Die wichtigste Waffe von Cole Phelps ist bei seiner Arbeit überraschenderweise das Notizbuch: Hier werden akribisch Hinweise vermerkt, die man an Tatorten aufsammelt und bei Befragungen aus Personen herausquetscht. Sehr smart: Ein akustisches Leitsystem und das Rumble-Feature verraten, wie geschickt man sich anstellt. Wenn die Hintergrundmusik abflacht und der Controller an keiner Stelle des Schauplatzes mehr rüttelt, wurde alles Relevante inspiziert.

Übers Reden kommen die Leute zusammen
Die Interaktion mit Augenzeugen und Verdächtigen ist es übrigens, die einen beträchlichen Anteil des Spiels einnimmt und mit der einzigartigen MotionScan-Technologie die Atmosphäre intensiviert. So muss aus der präzise gefilmten Mimik der digitalisierten Schauspieler eruiert werden, ob die befragte Person ehrlich zu Phelps ist oder ihn anlügt. Zuckt ein Auge? Bewegt sich der Nacken nervös hin und her? Wie ist das verlegene Lächeln zu interpretieren?
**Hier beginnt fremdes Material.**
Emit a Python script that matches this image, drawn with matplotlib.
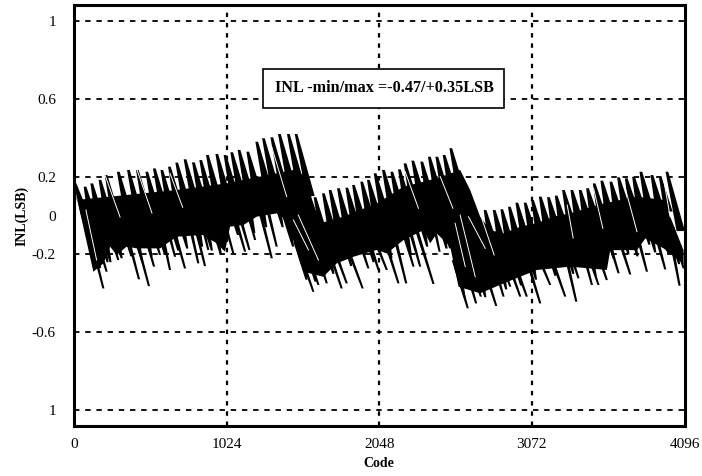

Hat der Augenzeuge Angst? Der Spieler kann den Aussagen anschließend zustimmen, sie anzweifeln oder sie als Lüge abstempeln, muss im letzteren Fall aber einen Beweis dafür erbringen.

So beeindruckend diese Technologie zur Stimmung beiträgt, so überschaubar bleiben im Endeffekt aber auch die Konsequenzen: Liegt man mit seiner Schlussfolgerung richtig, wird man mit zusätzlichen Hinweisen und Abkürzungen zur Lösung des Verbrechens belohnt. Liegt man falsch, kann man die Fallakte nur über Umwege abschließen, indem man die fehlende Information woanders aufschnappt. Beispiel: Im Fall „Der Lippenstiftmörder“ lässt sich der letzte bekannte Aufenthaltsort des Opfers schnell eruieren, indem man die Nachbarn der Verstorbenen geschickt dazu befragt. Scheitert man daran, kann man die Bar immer noch herausfinden, wenn man die Küche des Opfers durchwühlt und ein Streichholzbriefchen mit der Adresse darauf findet. Grundlegende Veränderungsmöglichkeiten bzw. radikale Verzweigungen im Plot wie bei „Heavy Rain“ gibt es aber nicht. Schade.

Nur ein Hauch von GTA
Ganz ohne Action kommt ein Rockstar-Titel natürlich nicht aus. So gibt es auch in L.A. Noire Schlägereien, Schießereien und Verfolgungsjagden. Das akribisch und optisch beeindruckend in Szene gesetzte Los Angeles der 40er-Jahre lässt sich fernab der Handlung ebenfalls frei erkunden, sei es um einem spontanen Hilferuf über Funkspruch zu folgen oder um einfach nur die Sehenswürdigkeiten der Stadt zu entdecken. Diese GTA-Ausflüge sind stets angemessen und souverän umgesetzt, halten sich aber verhältnismäßig stark in Grenzen. Immerhin will das 2.000 Seiten starke Drehbuch untergebracht werden, für das nicht selten dialoglastige Zwischensequenzen bemüht werden.

NEWS.AT-Fazit
Rockstar hat es wieder einmal geschafft, ein wegweisendes Projekt mit einzigartiger Technologie zu realisieren. Das Ergebnis dürfte dennoch nicht jedem gefallen: Wer sich ein wildes Rauben, Plündern, Morden und Herumhuren im virtuellen L.A. der 40er Jahre erwartet hat, dürfte bitter enttäuscht sein. Was L.A. Noire an spielerischer Flexibilität und Leichtgängigkeit stellenweise vielleicht fehlen mag, wird jedoch locker durch immens dichte Atmosphäre, viel Detailtreue und einer packenden Handlung kompensiert. Als schmale Gratwanderung zwischen Film und Spiel betrachtet ist L.A. Noire jedenfalls ein Meilenstein und sollte keinesfalls verpasst werden.